-- START Extracted information --

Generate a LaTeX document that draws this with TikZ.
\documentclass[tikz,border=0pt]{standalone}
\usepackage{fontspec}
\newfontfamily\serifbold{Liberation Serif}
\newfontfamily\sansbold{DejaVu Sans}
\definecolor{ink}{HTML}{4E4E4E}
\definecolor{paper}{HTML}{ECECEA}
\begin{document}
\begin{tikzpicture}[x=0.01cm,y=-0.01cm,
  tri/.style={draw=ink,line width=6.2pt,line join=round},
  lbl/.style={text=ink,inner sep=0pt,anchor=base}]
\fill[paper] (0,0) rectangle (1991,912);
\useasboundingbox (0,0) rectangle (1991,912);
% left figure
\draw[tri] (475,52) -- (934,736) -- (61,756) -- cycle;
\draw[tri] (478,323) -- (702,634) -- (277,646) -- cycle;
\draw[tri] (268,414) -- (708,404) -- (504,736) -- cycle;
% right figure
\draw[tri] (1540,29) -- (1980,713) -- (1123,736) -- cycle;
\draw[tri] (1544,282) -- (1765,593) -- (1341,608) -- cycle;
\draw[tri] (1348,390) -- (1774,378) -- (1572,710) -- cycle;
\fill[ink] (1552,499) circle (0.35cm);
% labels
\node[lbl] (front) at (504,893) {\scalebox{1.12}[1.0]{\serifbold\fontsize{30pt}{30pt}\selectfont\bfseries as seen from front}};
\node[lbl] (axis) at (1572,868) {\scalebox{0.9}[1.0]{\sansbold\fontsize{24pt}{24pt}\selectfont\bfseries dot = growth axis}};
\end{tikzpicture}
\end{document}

-- END Extracted information --
-- START Extracted information --

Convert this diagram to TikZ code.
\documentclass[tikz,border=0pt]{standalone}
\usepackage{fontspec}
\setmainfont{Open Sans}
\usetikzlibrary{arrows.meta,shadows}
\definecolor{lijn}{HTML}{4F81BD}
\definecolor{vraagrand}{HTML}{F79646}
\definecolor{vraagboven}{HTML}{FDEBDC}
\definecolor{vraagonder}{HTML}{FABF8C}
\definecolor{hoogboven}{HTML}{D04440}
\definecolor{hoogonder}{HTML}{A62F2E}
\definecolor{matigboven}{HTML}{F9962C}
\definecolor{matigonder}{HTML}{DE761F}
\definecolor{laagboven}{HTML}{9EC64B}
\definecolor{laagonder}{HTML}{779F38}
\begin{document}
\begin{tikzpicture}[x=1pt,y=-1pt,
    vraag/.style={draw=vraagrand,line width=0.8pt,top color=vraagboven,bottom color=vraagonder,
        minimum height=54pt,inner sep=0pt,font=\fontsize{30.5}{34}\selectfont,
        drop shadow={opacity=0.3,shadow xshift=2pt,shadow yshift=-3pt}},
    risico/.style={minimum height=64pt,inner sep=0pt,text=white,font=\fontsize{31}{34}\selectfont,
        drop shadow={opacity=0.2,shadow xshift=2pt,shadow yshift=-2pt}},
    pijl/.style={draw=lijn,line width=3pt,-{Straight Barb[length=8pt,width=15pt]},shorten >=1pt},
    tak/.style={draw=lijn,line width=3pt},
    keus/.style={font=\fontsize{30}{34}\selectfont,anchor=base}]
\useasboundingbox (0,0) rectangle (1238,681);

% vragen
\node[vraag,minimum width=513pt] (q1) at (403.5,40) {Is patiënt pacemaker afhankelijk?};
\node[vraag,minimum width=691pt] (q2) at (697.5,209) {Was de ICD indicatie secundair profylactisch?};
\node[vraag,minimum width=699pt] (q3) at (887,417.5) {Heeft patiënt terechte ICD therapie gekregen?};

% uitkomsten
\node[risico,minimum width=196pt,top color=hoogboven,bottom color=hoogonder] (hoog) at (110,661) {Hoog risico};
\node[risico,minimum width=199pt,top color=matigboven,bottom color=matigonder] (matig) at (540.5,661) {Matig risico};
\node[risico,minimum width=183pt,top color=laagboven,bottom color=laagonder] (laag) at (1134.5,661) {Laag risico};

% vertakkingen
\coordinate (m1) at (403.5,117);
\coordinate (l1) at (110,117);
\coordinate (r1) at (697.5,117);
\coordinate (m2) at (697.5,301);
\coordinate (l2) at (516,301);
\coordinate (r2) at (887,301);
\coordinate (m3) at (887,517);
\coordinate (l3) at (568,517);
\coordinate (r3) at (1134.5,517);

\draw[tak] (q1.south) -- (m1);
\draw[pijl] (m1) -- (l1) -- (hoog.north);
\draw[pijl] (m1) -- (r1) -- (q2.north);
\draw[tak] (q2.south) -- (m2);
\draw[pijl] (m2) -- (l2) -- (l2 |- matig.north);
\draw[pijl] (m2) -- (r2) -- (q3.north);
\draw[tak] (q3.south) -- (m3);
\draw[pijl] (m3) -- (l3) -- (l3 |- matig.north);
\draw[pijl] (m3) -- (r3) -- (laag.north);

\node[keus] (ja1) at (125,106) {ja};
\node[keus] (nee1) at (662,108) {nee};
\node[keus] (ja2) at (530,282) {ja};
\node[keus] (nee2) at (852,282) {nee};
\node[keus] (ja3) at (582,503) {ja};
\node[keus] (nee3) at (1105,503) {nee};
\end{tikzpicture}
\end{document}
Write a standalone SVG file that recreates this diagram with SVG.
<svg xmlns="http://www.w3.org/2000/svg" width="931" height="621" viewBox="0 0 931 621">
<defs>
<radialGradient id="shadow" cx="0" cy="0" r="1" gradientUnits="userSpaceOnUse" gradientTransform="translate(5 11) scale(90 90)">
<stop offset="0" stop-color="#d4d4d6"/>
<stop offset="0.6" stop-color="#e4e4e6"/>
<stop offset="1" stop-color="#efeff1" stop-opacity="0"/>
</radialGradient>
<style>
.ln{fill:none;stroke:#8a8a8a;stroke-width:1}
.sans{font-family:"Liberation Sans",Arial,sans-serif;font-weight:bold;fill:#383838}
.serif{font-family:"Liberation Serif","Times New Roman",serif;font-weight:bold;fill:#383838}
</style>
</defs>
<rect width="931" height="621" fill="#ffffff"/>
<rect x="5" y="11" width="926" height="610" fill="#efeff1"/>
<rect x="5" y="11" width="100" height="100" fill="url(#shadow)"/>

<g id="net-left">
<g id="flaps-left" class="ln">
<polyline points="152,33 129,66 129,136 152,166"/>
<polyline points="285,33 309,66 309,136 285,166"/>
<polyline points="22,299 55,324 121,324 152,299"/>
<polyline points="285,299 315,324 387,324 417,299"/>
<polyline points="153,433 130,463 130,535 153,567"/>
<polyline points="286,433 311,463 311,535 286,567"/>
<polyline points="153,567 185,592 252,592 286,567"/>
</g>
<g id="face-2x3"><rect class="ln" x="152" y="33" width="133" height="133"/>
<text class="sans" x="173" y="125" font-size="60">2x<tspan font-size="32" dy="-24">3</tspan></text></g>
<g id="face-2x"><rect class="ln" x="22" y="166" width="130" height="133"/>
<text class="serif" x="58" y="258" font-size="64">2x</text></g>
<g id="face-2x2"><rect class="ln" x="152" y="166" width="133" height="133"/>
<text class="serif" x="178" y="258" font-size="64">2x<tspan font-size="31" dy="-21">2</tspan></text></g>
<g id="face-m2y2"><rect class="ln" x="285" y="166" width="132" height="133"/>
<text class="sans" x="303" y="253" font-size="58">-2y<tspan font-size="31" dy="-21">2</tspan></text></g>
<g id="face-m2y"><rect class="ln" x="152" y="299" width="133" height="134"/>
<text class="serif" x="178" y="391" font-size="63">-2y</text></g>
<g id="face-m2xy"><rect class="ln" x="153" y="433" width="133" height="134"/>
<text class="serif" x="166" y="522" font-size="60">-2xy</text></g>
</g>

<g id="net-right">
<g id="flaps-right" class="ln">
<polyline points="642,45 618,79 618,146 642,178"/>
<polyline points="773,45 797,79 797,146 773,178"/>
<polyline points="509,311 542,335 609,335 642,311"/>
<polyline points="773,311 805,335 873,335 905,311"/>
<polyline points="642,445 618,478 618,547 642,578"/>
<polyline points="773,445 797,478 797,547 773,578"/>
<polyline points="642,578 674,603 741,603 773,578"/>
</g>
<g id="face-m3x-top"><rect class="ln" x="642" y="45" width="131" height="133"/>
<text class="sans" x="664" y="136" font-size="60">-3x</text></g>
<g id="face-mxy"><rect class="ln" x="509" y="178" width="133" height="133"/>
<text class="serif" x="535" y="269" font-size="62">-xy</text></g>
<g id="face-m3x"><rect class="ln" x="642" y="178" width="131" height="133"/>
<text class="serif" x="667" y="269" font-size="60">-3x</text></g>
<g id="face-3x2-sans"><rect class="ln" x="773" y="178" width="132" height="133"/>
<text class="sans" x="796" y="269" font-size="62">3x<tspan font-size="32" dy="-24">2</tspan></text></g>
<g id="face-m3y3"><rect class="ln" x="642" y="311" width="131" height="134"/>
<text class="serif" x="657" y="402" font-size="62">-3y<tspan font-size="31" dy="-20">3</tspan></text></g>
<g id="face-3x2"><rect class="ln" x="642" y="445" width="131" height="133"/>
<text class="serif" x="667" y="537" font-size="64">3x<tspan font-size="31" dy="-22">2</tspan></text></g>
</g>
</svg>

-- END Extracted information --
-- START Extracted information --

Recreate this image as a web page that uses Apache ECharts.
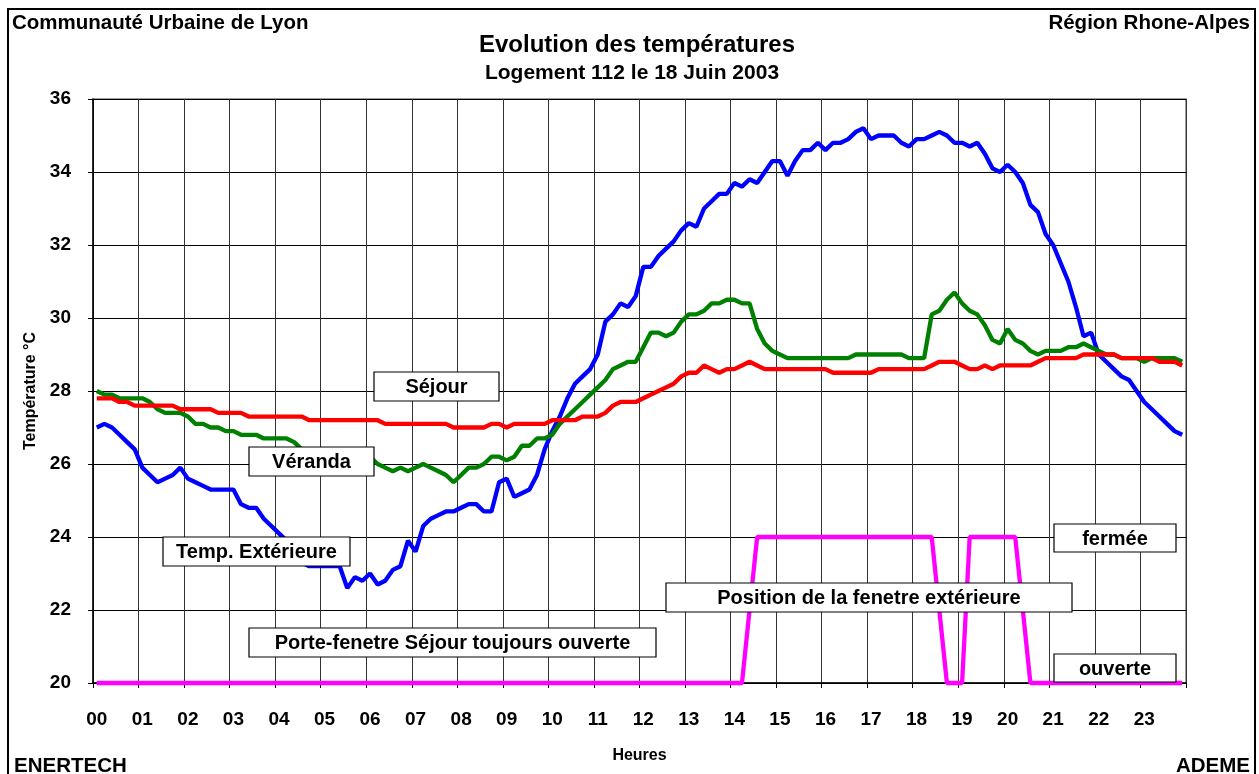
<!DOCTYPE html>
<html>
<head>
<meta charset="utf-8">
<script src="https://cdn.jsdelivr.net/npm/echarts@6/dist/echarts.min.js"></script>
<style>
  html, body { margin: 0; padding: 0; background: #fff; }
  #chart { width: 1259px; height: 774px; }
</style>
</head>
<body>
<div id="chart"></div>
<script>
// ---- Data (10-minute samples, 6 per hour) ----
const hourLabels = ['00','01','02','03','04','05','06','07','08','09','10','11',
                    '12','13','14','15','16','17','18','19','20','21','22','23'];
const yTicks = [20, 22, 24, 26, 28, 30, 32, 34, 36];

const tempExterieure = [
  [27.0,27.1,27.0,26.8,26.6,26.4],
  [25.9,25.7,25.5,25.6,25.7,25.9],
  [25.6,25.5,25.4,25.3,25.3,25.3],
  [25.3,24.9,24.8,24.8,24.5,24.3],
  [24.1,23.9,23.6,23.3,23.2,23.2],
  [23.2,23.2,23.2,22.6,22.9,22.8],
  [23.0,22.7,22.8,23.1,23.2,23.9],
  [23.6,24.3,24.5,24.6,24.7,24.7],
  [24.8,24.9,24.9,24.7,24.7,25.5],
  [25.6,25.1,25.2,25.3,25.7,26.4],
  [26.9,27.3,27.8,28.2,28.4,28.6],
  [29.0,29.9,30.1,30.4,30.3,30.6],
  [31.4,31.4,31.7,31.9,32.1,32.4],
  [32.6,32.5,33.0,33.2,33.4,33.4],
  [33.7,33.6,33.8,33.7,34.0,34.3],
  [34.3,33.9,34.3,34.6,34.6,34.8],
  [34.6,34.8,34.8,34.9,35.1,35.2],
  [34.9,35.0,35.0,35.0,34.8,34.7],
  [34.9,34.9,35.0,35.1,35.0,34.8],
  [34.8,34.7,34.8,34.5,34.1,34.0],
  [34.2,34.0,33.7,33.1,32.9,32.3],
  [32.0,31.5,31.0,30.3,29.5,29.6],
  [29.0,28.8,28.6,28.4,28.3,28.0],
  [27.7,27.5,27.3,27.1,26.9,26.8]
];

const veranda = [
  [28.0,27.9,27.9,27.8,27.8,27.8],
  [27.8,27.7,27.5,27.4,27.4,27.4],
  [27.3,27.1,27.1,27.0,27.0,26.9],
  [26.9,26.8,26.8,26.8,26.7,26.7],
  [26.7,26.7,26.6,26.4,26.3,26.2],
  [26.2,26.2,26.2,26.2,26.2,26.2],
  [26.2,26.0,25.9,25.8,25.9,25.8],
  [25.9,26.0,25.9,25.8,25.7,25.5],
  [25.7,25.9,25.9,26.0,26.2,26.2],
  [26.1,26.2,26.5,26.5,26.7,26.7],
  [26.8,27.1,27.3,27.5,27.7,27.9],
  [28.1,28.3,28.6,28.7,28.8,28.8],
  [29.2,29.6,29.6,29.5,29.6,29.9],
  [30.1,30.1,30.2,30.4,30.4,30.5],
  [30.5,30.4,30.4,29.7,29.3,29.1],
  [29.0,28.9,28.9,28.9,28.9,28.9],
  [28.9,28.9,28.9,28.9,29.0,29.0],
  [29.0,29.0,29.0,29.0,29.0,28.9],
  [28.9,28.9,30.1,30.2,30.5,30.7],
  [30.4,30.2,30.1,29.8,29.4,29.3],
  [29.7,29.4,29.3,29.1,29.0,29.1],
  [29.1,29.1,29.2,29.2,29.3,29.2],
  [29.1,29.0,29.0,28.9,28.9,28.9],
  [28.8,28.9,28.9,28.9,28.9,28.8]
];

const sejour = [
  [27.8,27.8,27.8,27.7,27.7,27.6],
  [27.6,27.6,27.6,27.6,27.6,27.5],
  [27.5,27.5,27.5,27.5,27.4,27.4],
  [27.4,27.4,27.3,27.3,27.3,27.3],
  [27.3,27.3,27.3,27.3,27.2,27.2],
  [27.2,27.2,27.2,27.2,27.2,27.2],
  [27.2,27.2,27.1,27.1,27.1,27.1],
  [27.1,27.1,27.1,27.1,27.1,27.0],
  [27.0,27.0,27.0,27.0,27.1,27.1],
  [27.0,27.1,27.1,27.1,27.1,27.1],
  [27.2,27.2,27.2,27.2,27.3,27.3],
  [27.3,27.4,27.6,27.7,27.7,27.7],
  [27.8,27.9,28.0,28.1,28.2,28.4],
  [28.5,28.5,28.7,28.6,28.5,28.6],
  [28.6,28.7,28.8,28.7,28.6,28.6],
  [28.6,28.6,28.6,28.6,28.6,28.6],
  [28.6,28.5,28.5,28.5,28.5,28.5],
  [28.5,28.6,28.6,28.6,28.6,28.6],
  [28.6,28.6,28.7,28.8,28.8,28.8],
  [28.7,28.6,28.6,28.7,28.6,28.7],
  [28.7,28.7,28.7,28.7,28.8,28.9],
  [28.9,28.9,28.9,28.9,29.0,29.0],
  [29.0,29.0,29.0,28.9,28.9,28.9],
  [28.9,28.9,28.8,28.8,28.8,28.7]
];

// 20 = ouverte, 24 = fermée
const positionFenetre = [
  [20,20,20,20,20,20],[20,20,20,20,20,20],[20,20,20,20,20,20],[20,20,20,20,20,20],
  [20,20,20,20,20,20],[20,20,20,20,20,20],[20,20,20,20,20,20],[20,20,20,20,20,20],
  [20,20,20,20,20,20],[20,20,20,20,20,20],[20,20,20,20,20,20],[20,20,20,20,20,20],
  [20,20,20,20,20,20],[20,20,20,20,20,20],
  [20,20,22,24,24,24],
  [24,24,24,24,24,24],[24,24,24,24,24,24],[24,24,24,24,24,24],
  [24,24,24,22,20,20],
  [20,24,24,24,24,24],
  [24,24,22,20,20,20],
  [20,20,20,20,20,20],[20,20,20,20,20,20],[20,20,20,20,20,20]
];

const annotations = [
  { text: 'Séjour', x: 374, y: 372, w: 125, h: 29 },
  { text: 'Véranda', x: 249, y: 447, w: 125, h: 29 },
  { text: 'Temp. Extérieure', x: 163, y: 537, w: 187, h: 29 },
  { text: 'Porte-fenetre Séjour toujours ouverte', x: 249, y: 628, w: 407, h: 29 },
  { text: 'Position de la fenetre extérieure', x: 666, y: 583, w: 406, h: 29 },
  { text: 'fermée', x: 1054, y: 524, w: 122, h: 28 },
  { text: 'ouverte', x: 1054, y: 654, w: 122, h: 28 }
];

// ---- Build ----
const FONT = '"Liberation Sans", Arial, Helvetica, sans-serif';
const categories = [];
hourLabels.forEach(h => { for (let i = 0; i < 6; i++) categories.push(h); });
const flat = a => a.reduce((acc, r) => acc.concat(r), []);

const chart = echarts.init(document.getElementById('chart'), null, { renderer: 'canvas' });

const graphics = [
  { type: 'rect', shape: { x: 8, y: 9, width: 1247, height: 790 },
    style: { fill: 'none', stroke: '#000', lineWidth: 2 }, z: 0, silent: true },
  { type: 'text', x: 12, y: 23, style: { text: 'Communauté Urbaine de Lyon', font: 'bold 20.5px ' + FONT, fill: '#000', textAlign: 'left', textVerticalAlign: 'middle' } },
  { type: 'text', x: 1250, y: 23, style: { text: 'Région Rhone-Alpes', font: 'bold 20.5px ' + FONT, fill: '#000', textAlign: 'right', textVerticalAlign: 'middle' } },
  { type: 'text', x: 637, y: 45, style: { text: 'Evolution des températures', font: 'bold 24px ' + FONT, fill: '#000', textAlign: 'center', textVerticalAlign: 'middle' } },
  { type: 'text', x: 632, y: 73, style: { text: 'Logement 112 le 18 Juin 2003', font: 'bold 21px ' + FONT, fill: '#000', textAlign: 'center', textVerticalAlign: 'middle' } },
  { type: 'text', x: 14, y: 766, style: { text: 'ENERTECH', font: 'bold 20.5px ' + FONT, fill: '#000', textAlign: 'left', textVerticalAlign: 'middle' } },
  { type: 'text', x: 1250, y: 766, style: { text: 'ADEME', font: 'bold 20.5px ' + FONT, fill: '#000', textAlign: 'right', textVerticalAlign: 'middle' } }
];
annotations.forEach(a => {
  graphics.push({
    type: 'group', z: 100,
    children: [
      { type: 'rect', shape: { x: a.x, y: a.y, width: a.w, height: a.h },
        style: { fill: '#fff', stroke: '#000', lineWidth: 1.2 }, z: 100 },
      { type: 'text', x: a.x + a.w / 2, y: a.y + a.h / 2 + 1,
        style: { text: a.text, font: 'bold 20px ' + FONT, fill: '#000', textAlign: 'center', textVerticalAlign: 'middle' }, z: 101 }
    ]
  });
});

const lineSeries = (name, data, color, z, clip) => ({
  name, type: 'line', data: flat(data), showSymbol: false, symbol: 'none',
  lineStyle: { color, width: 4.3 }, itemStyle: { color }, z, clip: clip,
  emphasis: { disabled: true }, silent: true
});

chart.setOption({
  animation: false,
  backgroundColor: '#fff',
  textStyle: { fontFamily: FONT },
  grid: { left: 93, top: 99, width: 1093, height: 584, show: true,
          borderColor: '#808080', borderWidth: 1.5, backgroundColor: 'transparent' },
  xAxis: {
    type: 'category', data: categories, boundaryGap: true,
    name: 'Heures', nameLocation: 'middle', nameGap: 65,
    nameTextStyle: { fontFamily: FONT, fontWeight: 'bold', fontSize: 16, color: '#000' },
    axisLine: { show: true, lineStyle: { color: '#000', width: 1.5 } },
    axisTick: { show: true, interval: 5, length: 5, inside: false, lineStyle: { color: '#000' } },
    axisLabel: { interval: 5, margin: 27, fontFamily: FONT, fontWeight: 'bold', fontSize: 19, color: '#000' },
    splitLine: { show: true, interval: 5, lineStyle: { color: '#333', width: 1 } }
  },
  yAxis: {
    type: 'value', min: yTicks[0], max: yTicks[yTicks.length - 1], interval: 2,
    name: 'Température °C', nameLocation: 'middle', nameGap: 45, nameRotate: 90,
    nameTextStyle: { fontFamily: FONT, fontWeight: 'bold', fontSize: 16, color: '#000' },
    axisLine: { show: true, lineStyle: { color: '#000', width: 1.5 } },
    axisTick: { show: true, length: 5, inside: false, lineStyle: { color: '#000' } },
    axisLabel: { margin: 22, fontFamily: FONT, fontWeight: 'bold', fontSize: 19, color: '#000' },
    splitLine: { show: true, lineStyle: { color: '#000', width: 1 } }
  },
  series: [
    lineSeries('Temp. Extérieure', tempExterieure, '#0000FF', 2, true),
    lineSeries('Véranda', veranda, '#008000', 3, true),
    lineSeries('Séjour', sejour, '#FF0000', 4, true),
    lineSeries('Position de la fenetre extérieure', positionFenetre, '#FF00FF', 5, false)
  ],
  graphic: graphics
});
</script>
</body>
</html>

-- END Extracted information --

**Task goal**
Note every line above where the string "that" shows up, and copy those lines.

**Written response**
Generate a LaTeX document that draws this with TikZ.
Write a standalone SVG file that recreates this diagram with SVG.
Recreate this image as a web page that uses Apache ECharts.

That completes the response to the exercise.